The Smiley twins’ good Quaker hearts were enflamed by the long history of injustice visited upon the Indian people by the greedy and conniving white man. In their zeal, they strove to bring Christianity, churches, and schools, the English language, civilized dress and manners to the Indians. In recognition of their tireless labors, the artist Mr. Theodore Bauer, presented them with Sagonaquado’s bust “at the moment where, lifting his stern face, he says, ‘I am a man.’”

The floor creaks. A window sash sighs. Sleepers shift in 259 beds.

Turn away, traverse the fraying carpets, past the plush and faded divans. Cross the Grand Parlor, under the sovereign gaze of the Smileys and their wives, eternally illuminated high above.

Head for the side doors (there are doors everywhere). Open or locked? Open. (All doors to the house are open.) Push it open, smell the night air and the lake. Fearing (will it lock behind?). Prop it open with a sign on a stand. (“Please use other door.”)

The night is mild, though it is November. Thanksgiving weekend in fact. The oppressive silence of the house left behind a propped door.

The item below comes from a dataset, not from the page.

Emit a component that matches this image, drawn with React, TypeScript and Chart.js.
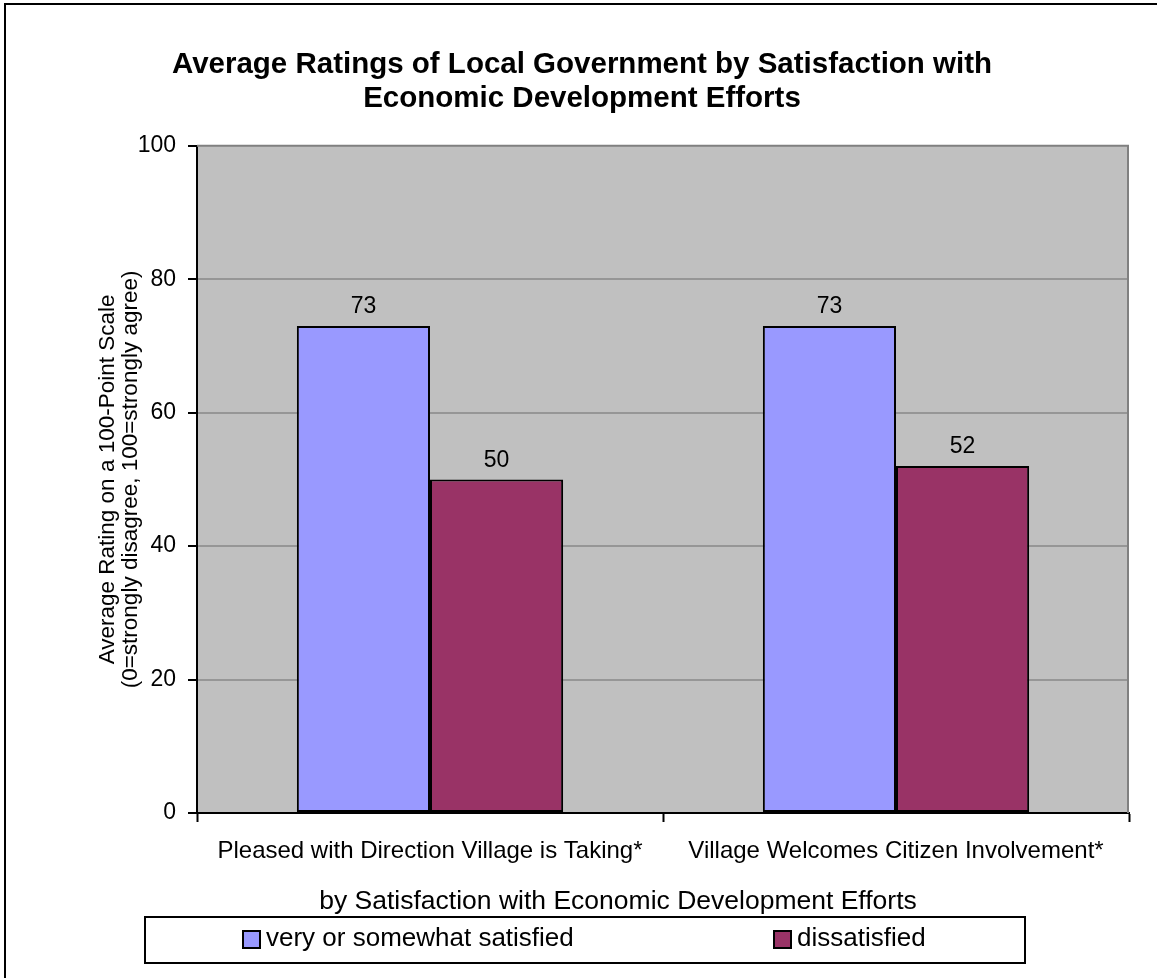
import React, { useEffect, useRef } from "react";
import { Chart, registerables } from "chart.js";

Chart.register(...registerables);

// ---------- data ----------
const categories = [
  "Pleased with Direction Village is Taking*",
  "Village Welcomes Citizen Involvement*",
];
const seriesLabels = ["very or somewhat satisfied", "dissatisfied"];
const satisfiedValues = [73, 73];
const dissatisfiedValues = [50, 52];
const yTickValues = [0, 20, 40, 60, 80, 100];
const titleLines = [
  "Average Ratings of Local Government by Satisfaction with",
  "Economic Development Efforts",
];
const yTitleLines = [
  "Average Rating on a 100-Point Scale",
  "(0=strongly disagree, 100=strongly agree)",
];
const xTitleText = "by Satisfaction with Economic Development Efforts";
const seriesColors = ["#9999FF", "#993366"];

const FONT = "'Liberation Sans', Arial, Helvetica, sans-serif";

const decorPlugin = {
  id: "decor",
  beforeDraw(chart: any) {
    const { ctx, chartArea: a } = chart;
    ctx.save();
    ctx.fillStyle = "#C0C0C0";
    ctx.fillRect(a.left, a.top, a.right - a.left, a.bottom - a.top);
    // outer chart border (clipped on right / bottom as in the reference)
    ctx.strokeStyle = "#000";
    ctx.lineWidth = 2;
    ctx.strokeRect(5, 4, chart.width + 40, chart.height + 40);
    ctx.restore();
  },
  beforeDatasetsDraw(chart: any) {
    const { ctx, chartArea: a } = chart;
    ctx.save();
    ctx.strokeStyle = "#808080";
    ctx.lineWidth = 2;
    ctx.beginPath();
    ctx.moveTo(a.left, a.top);
    ctx.lineTo(a.right - 1, a.top);
    ctx.lineTo(a.right - 1, a.bottom);
    ctx.stroke();
    ctx.restore();
  },
  afterDatasetsDraw(chart: any) {
    const { ctx } = chart;
    ctx.save();
    ctx.fillStyle = "#000";
    ctx.font = `23px ${FONT}`;
    ctx.textAlign = "center";
    ctx.textBaseline = "middle";
    chart.data.datasets.forEach((ds: any, i: number) => {
      const meta = chart.getDatasetMeta(i);
      meta.data.forEach((bar: any, j: number) => {
        ctx.fillText(String(ds.data[j]), bar.x, bar.y - 19);
      });
    });
    ctx.restore();
  },
  afterDraw(chart: any) {
    const { ctx } = chart;
    ctx.save();
    ctx.fillStyle = "#000";
    ctx.font = `26.5px ${FONT}`;
    ctx.textAlign = "center";
    ctx.textBaseline = "alphabetic";
    ctx.fillText(xTitleText, 618, 909);

    // legend box
    ctx.strokeStyle = "#000";
    ctx.lineWidth = 2;
    ctx.strokeRect(145, 917, 880, 46);
    const itemX = [243, 774];
    ctx.font = `26px ${FONT}`;
    ctx.textAlign = "left";
    chart.data.datasets.forEach((ds: any, i: number) => {
      const x = itemX[i];
      ctx.fillStyle = ds.backgroundColor;
      ctx.fillRect(x, 931, 17, 17);
      ctx.strokeStyle = "#000";
      ctx.lineWidth = 2;
      ctx.strokeRect(x, 931, 17, 17);
      ctx.fillStyle = "#000";
      ctx.fillText(ds.label, x + 23, 946);
    });
    ctx.restore();
  },
};

export default function App() {
  const ref = useRef<HTMLCanvasElement | null>(null);

  useEffect(() => {
    document.body.style.margin = "0";
    const canvas = ref.current;
    if (!canvas) return;
    const chart = new Chart(canvas, {
      type: "bar",
      data: {
        labels: categories,
        datasets: [
          {
            label: seriesLabels[0],
            data: satisfiedValues,
            backgroundColor: seriesColors[0],
            borderColor: "#000",
            borderWidth: 2,
            borderSkipped: false,
            categoryPercentage: 2 / 3.5,
            barPercentage: 1,
          },
          {
            label: seriesLabels[1],
            data: dissatisfiedValues,
            backgroundColor: seriesColors[1],
            borderColor: "#000",
            borderWidth: 2,
            borderSkipped: false,
            categoryPercentage: 2 / 3.5,
            barPercentage: 1,
          },
        ],
      },
      options: {
        responsive: false,
        animation: false,
        devicePixelRatio: 1,
        layout: { padding: { left: 35, right: 28, top: 0, bottom: 108 } },
        plugins: {
          legend: { display: false },
          tooltip: { enabled: false },
          title: {
            display: true,
            text: titleLines,
            color: "#000",
            font: { family: FONT, size: 29.5, weight: "bold", lineHeight: 1.15 },
            padding: { top: 47.5, bottom: 30.5 },
          },
        },
        scales: {
          x: {
            grid: {
              offset: true,
              drawOnChartArea: false,
              drawTicks: true,
              tickLength: 9,
              tickColor: "#000",
              tickWidth: 2,
            },
            border: { color: "#000", width: 2 },
            ticks: {
              color: "#000",
              font: { family: FONT, size: 24 },
              padding: 15,
              maxRotation: 0,
              autoSkip: false,
            },
            afterFit(scale: any) {
              scale.height = 57;
            },
          },
          y: {
            min: 0,
            max: 100,
            afterBuildTicks(scale: any) {
              scale.ticks = yTickValues.map((v) => ({ value: v }));
            },
            grid: {
              color: (c: any) => (c.tick && (c.tick.value === 0 || c.tick.value === 100) ? "rgba(0,0,0,0)" : "#969696"),
              lineWidth: 2,
              drawTicks: true,
              tickLength: 9,
              tickColor: "#000",
              tickWidth: 2,
            },
            border: { color: "#000", width: 2 },
            ticks: {
              color: "#000",
              font: { family: FONT, size: 23 },
              padding: 12,
            },
            title: {
              display: true,
              text: yTitleLines,
              color: "#000",
              font: { family: FONT, size: 22.5, lineHeight: 1.0 },
              padding: { top: 61.75, bottom: 0 },
            },
            afterFit(scale: any) {
              scale.width = 162;
            },
          },
        },
      },
      plugins: [decorPlugin],
    });
    return () => chart.destroy();
  }, []);

  return <canvas ref={ref} width={1157} height={978} style={{ display: "block" }} />;
}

Out here on the porch, silence has no meaning. The night is breezeless, yet one rocking chair in a long row of rocking chairs creaks. The night is full of subtle darkness and exquisite light, thresholds of sound. The cliffs that ring the lake are shadowy, depthless, but the lake shimmers in the reflected light of the stars. The world turned upside down, what is above is below, a glacial bowl of watery starlight, starry water—indifferent to an observer’s gaze.